What can we say about a woman who was welcomed as America’s first poet, published in both England and America, but who nonetheless died in poverty and obscurity before she reached the age of 40? Phillis Wheatley inspired some of America’s most honored leaders and demonstrated how much African Americans had to offer in the arts and culture. But despite her triumphs, she was finally defeated by the economic force of the slave trade.
Born in Africa about 1753, Phillis Wheatley was brought to Boston by slave ship at age 7 or 8. She was bought by the Wheatley family who recognized that she was too frail (not to mention too young) for hard labor, so she was kept as a house slave. Mrs. Wheatley taught her English and how to read and write. The girl’s talents soon became apparent and she was encouraged to read widely and to write poetry.

As a woman of her time, she read and admired the poems of John Milton and Alexander Pope and wrote in the fashionable heroic couplet style. Some of her poems were published as broadsides and circulated widely, but she had to go to England to find a publisher for her first book, Poems on Various Subjects, Religious and Moral–the first book of poems published by an African American.
Some of Wheatley’s poems present a surprisingly benign view of the effects of slavery, which she appears to welcome as a way of discovering Christianity.
On Being Brought from Africa to America
‘Twas mercy brought me from my Pagan land,
That there’s a God, that there’s a Saviour too:
Taught my benighted soul to understand
Once I redemption neither sought nor knew.
Some view our sable race with scornful eye,
“Their colour is a diabolic die.”
Remember, Christians, Negros, black as Cain,
May be refin’d, and join th’ angelic train.
As a devout Christian, Wheatley expressed her gratitude for having been introduced to the Christian religion in America. Some commentators have criticized her work because of this, but there is no reason to think that Wheatley approved of slavery or accepted her status. She was writing only about her own life in this poem. Because of her unusual experiences, she never observed the worst cruelty of the plantation culture nor suffered the hardships of most enslaved Africans, but she was aware of them.
Soon after her book was published, the Wheatley family emancipated Phillis. In 1778, or thereabouts, Phillis Wheatley married a free Black grocer and started a family. By this time, both Mr. and Mrs. Wheatley had died, so Phillis has no one left to help further her work. She and her husband struggled with poverty, while he tried to establish himself as a businessman. Although Wheatley did not give up writing poetry, she found it difficult to secure a publisher. She was never able to publish a second book of poems she had planned, and many of her later poems have been lost. She did, however, correspond with some well-known people, including George Washington, about ways of securing freedom for African Americans. Her death at the age of 31, ended her all-too-short career.

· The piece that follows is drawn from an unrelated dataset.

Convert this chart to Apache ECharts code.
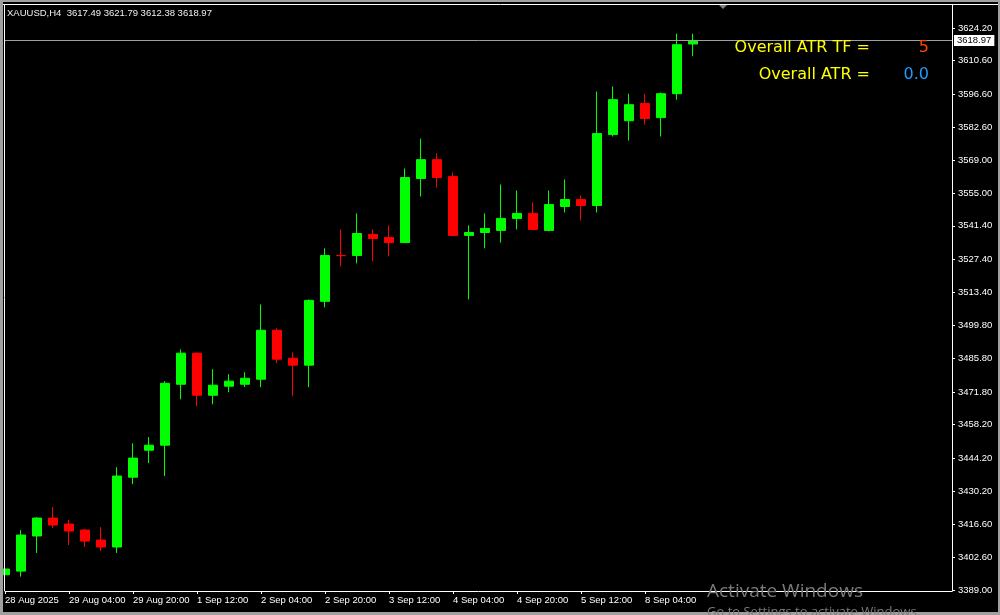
<!DOCTYPE html>
<html>
<head>
<meta charset="utf-8">
<script src="https://cdn.jsdelivr.net/npm/echarts@6/dist/echarts.min.js"></script>
<style>
html,body{margin:0;padding:0;background:#000;}
#chart{width:1000px;height:615px;}
</style>
</head>
<body>
<div id="chart"></div>
<script>
// H4 bars, XAUUSD
const times = [
  '28 Aug 12:00','28 Aug 16:00','28 Aug 20:00','29 Aug 00:00','29 Aug 04:00','29 Aug 08:00',
  '29 Aug 12:00','29 Aug 16:00','29 Aug 20:00','1 Sep 00:00','1 Sep 04:00','1 Sep 08:00',
  '1 Sep 12:00','1 Sep 16:00','1 Sep 20:00','2 Sep 00:00','2 Sep 04:00','2 Sep 08:00',
  '2 Sep 12:00','2 Sep 16:00','2 Sep 20:00','3 Sep 00:00','3 Sep 04:00','3 Sep 08:00',
  '3 Sep 12:00','3 Sep 16:00','3 Sep 20:00','4 Sep 00:00','4 Sep 04:00','4 Sep 08:00',
  '4 Sep 12:00','4 Sep 16:00','4 Sep 20:00','5 Sep 00:00','5 Sep 04:00','5 Sep 08:00',
  '5 Sep 12:00','5 Sep 16:00','5 Sep 20:00','8 Sep 00:00','8 Sep 04:00','8 Sep 08:00',
  '8 Sep 12:00','8 Sep 16:00'
];
const opens = [
  3395.4,3396.9,3411.6,3419.1,3416.6,3414.1,3409.9,3407.0,3436.2,3447.5,3449.6,3475.1,
  3488.1,3470.5,3474.3,3475.1,3477.2,3497.7,3486.0,3483.1,3509.8,3529.0,3529.0,3537.8,
  3536.5,3534.4,3561.2,3569.1,3562.0,3537.4,3538.6,3539.5,3544.5,3546.6,3539.5,3549.5,
  3552.4,3549.9,3579.6,3585.4,3592.6,3586.7,3596.7,3617.49
];
const closes = [
  3397.8,3412.0,3419.1,3416.2,3413.7,3409.5,3407.0,3436.7,3444.2,3449.6,3475.5,3488.1,
  3470.5,3474.7,3476.4,3477.6,3497.7,3485.6,3483.1,3510.2,3529.0,3528.9,3538.2,3536.1,
  3534.4,3561.6,3569.1,3561.6,3537.4,3538.6,3540.3,3544.5,3546.6,3539.9,3550.3,3552.4,
  3549.9,3580.0,3594.2,3592.1,3586.3,3596.7,3617.2,3618.97
];
const lows = [
  3393.6,3394.6,3404.5,3414.9,3407.8,3407.0,3405.3,3404.5,3433.3,3442.1,3436.7,3468.8,
  3465.9,3466.7,3471.8,3473.9,3473.9,3483.9,3470.1,3473.9,3507.3,3524.4,3525.7,3526.5,
  3528.6,3534.2,3553.7,3557.5,3537.0,3510.6,3532.0,3534.4,3539.9,3539.5,3539.1,3547.0,
  3543.6,3547.0,3578.8,3577.1,3583.8,3578.8,3594.2,3612.38
];
const highs = [
  3402.0,3414.1,3419.5,3423.7,3418.3,3414.5,3415.3,3440.4,3450.4,3453.0,3476.4,3489.7,
  3488.5,3481.4,3479.3,3480.1,3508.5,3498.5,3488.5,3510.6,3532.0,3539.9,3546.6,3539.9,
  3541.6,3565.4,3577.9,3571.7,3563.7,3541.6,3546.6,3558.7,3556.2,3551.2,3556.2,3560.8,
  3554.1,3597.6,3599.7,3596.7,3596.7,3597.2,3621.8,3621.79
];
const yTicks = [
  3389.0,3402.6,3416.6,3430.2,3444.2,3458.2,3471.8,3485.8,3499.8,
  3513.4,3527.4,3541.4,3555.0,3569.0,3582.6,3596.6,3610.6,3624.2
];
const xTickIdx = [0,4,8,12,16,20,24,28,32,36,40];
const xTickLabels = [
  '28 Aug 2025','29 Aug 04:00','29 Aug 20:00','1 Sep 12:00','2 Sep 04:00','2 Sep 20:00',
  '3 Sep 12:00','4 Sep 04:00','4 Sep 20:00','5 Sep 12:00','8 Sep 04:00'
];
const symbolName = 'XAUUSD,H4';
const atrTF = '5';
const atrValue = '0.0';

const last = times.length - 1;
const lastPrice = closes[last];
const candleData = times.map((t, i) => [i, opens[i], closes[i], lows[i], highs[i]]);

const chart = echarts.init(document.getElementById('chart'));
const axisFont = '"Liberation Sans", Arial, sans-serif';
const frame = '#a0a0a0';

chart.setOption({
  backgroundColor: '#000000',
  animation: false,
  grid: { left: 5, top: 5, width: 947, height: 586, containLabel: false },
  xAxis: {
    type: 'value',
    min: 0,
    max: 947 / 16,
    splitLine: { show: false },
    axisLine: { show: true, onZero: false, lineStyle: { color: '#ffffff', width: 1 } },
    axisTick: { show: true, length: 3, lineStyle: { color: '#ffffff' }, customValues: xTickIdx },
    axisLabel: {
      show: true, customValues: xTickIdx, color: '#ffffff', fontSize: 9.5, fontFamily: axisFont,
      align: 'left', margin: 4,
      formatter: v => { const k = xTickIdx.indexOf(Math.round(v)); return k >= 0 ? xTickLabels[k] : ''; }
    }
  },
  yAxis: {
    type: 'value',
    position: 'right',
    min: 3388.58,
    max: 3633.82,
    scale: true,
    splitLine: { show: false },
    axisLine: { show: true, onZero: false, lineStyle: { color: '#ffffff', width: 1 } },
    axisTick: { show: true, length: 3, lineStyle: { color: '#ffffff' }, customValues: yTicks },
    axisLabel: {
      show: true, customValues: yTicks, color: '#ffffff', fontSize: 9.5, fontFamily: axisFont,
      margin: 6, formatter: v => v.toFixed(2)
    }
  },
  series: [{
    type: 'candlestick',
    data: candleData,
    encode: { x: 0, y: [1, 2, 3, 4] },
    barWidth: 10,
    clip: true,
    silent: true,
    itemStyle: {
      color: '#00ff00', color0: '#ff0000',
      borderColor: '#00ff00', borderColor0: '#ff0000', borderWidth: 1
    },
    markLine: {
      silent: true,
      symbol: ['none', 'none'],
      lineStyle: { color: '#a0a0a0', width: 1, type: 'solid' },
      label: {
        show: true, position: 'end', distance: 2,
        formatter: () => lastPrice.toFixed(2),
        color: '#000000', backgroundColor: '#ffffff', padding: [1, 3, 0, 3],
        fontSize: 9.5, fontFamily: axisFont
      },
      data: [{ yAxis: lastPrice }]
    }
  }],
  graphic: [
    // window frame
    { type: 'rect', shape: { x: 0, y: 0, width: 1000, height: 2 }, style: { fill: frame }, z: 100 },
    { type: 'rect', shape: { x: 0, y: 0, width: 3, height: 615 }, style: { fill: frame }, z: 100 },
    { type: 'rect', shape: { x: 998, y: 0, width: 2, height: 615 }, style: { fill: frame }, z: 100 },
    { type: 'rect', shape: { x: 0, y: 612, width: 1000, height: 3 }, style: { fill: frame }, z: 100 },
    { type: 'line', shape: { x1: 3, y1: 4.5, x2: 998, y2: 4.5 }, style: { stroke: '#ffffff', lineWidth: 1 }, z: 100 },
    { type: 'line', shape: { x1: 4.5, y1: 4, x2: 4.5, y2: 591 }, style: { stroke: '#ffffff', lineWidth: 1 }, z: 100 },
    // chart shift marker
    { type: 'polygon', shape: { points: [[719, 5], [727, 5], [723, 9]] }, style: { fill: '#808080' }, z: 100 },
    // header
    { type: 'text', x: 7, y: 13, z: 100, style: {
        text: symbolName + '  ' + opens[last].toFixed(2) + ' ' + highs[last].toFixed(2) + ' ' + lows[last].toFixed(2) + ' ' + closes[last].toFixed(2),
        fill: '#f0f0f0', font: '9.5px "Liberation Sans", Arial, sans-serif',
        textAlign: 'left', align: 'left', textVerticalAlign: 'middle', verticalAlign: 'middle' } },
    // ATR labels
    { type: 'text', x: 870, y: 48, z: 100, style: {
        text: 'Overall ATR TF =', fill: '#ffff00', font: '16px "DejaVu Sans", sans-serif',
        textAlign: 'right', align: 'right', textVerticalAlign: 'middle', verticalAlign: 'middle' } },
    { type: 'text', x: 929, y: 48, z: 100, style: {
        text: atrTF, fill: '#ff4500', font: '16px "DejaVu Sans", sans-serif',
        textAlign: 'right', align: 'right', textVerticalAlign: 'middle', verticalAlign: 'middle' } },
    { type: 'text', x: 870, y: 75, z: 100, style: {
        text: 'Overall ATR =', fill: '#ffff00', font: '16px "DejaVu Sans", sans-serif',
        textAlign: 'right', align: 'right', textVerticalAlign: 'middle', verticalAlign: 'middle' } },
    { type: 'text', x: 929, y: 75, z: 100, style: {
        text: atrValue, fill: '#1e9bff', font: '16px "DejaVu Sans", sans-serif',
        textAlign: 'right', align: 'right', textVerticalAlign: 'middle', verticalAlign: 'middle' } },
    // OS watermark
    { type: 'text', x: 707, y: 592, z: 200, style: {
        text: 'Activate Windows', fill: '#7a7a7a', font: '19px "Open Sans", "Noto Sans", sans-serif',
        textAlign: 'left', align: 'left', textVerticalAlign: 'middle', verticalAlign: 'middle' } },
    { type: 'text', x: 707, y: 606, z: 200, style: {
        text: 'Go to Settings to activate Windows.', fill: '#7a7a7a', font: '13px "Open Sans", "Noto Sans", sans-serif',
        textAlign: 'left', align: 'left', textVerticalAlign: 'top', verticalAlign: 'top' } }
  ]
});
</script>
</body>
</html>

Phillis Wheatley’s life leaves us with far more questions than answers. If she had lived into the nineteenth century and continued her work, would her early promise have been fulfilled? Perhaps her example would have convinced more people of the talents and possibilities of African Americans. Might Phillis Wheatley have become the poet laureate of the abolition movement?
We will never know the answers to those questions, but there is much to celebrate about the life and work of Phillis Wheatley. She was a pioneer whose work should not be forgotten.